NLD juga mencoret kandidat NLD yang berlatar belakang Rohingya untuk pemilu 8 November 2015. Walaupun pemilu dianggap demokratis, masih ada ketakutan dan represi.

Pemilu ini di satu sisi sebagai harapan baru bagi warga oposisi, tetapi di sisi lain—bagi warga Muslim Rohingya—masih jauh dari harapan. Warga Rohingya berada di pengungsian tanpa akses pendidikan, kesehatan, kehidupan yang layak, bahkan harus keluar dari Myanmar menjadi pengungsi di negeri orang. Dengan pemilu ini diharapkan ada perubahan untuk dapat mengembalikan hak-hak warga negara Myanmar yang berlatar etnis Rohingya dan beragama Islam.

Presiden Myanmar akan dipilih di parlemen hasil pemilu, tetapi dalam konstitusi yang dianggap sebagai demokrasi yang disiplin, militer memiliki 25 persen kursi yang diangkat.Dengan demikian, siapa pun yang akan memenangi pemilu di Myanmar, untuk menentukan presiden, tetap harus mendapat restu dari elite militer. Bahkan, dalam konstitusinya, presiden Myanmar tak boleh memiliki anak yang berkewarganegaraan bukan Myanmar.

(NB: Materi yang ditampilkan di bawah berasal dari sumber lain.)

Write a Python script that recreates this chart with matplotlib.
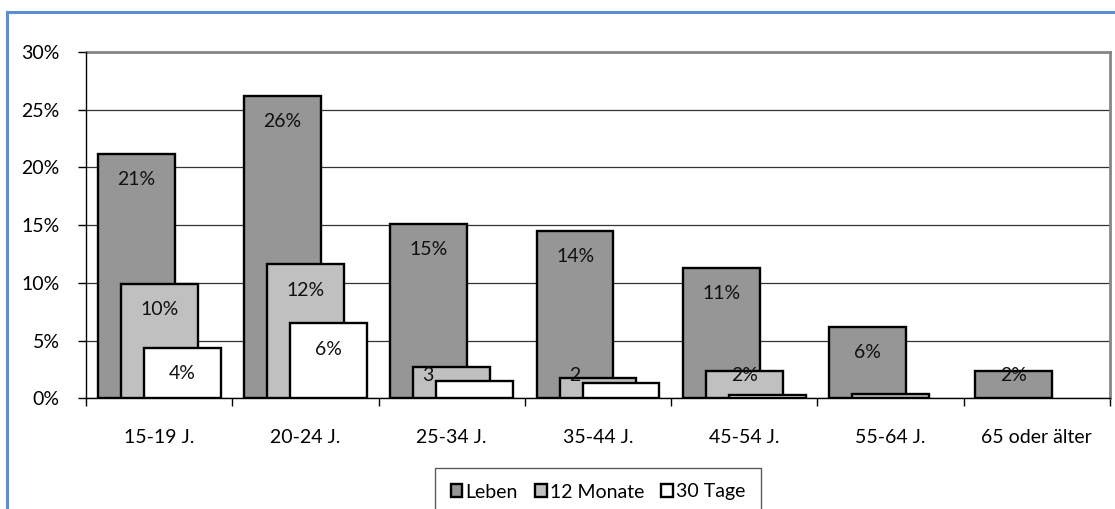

Pasal 59F konstitusi Myanmar menyebutkan bahwa jika satu dari anak sah Anda... setia pada kekuatan asing, maka Anda didiskualifikasi. Kedua anak Suu Kyi berkebangsaan Inggris. Dengan demikian, pemilu ini cukup sulit bagi Aung San Suu Kyi untuk mendapatkan posisi presiden yang akan ditentukan pada Maret 2016. Di samping itu, kekuasaan presiden dalam sistem pemerintahan Myanmar ini tak terlalu kuat karena menteri utama—yaitu menteri pertahanan, menteri dalam negeri, dan menteri perbatasan—ditentukan militer.
Harapan kepada pemerintah baru hasil pemilu parlemen: harus tetap optimistis akan ada perubahan meski ringkih memperjuangkan hak warga Muslim Rohingya. Pemilu jadi harapan baru bagi saudara Muslim Rohingya mendapat hidup lebih baik meski pemilu sering tak membawa perubahan secara cepat. Kita menunggu hasil pemilu parlemen ini dan menunggu sampai Maret 2016 saat presiden baru Myanmar terpilih.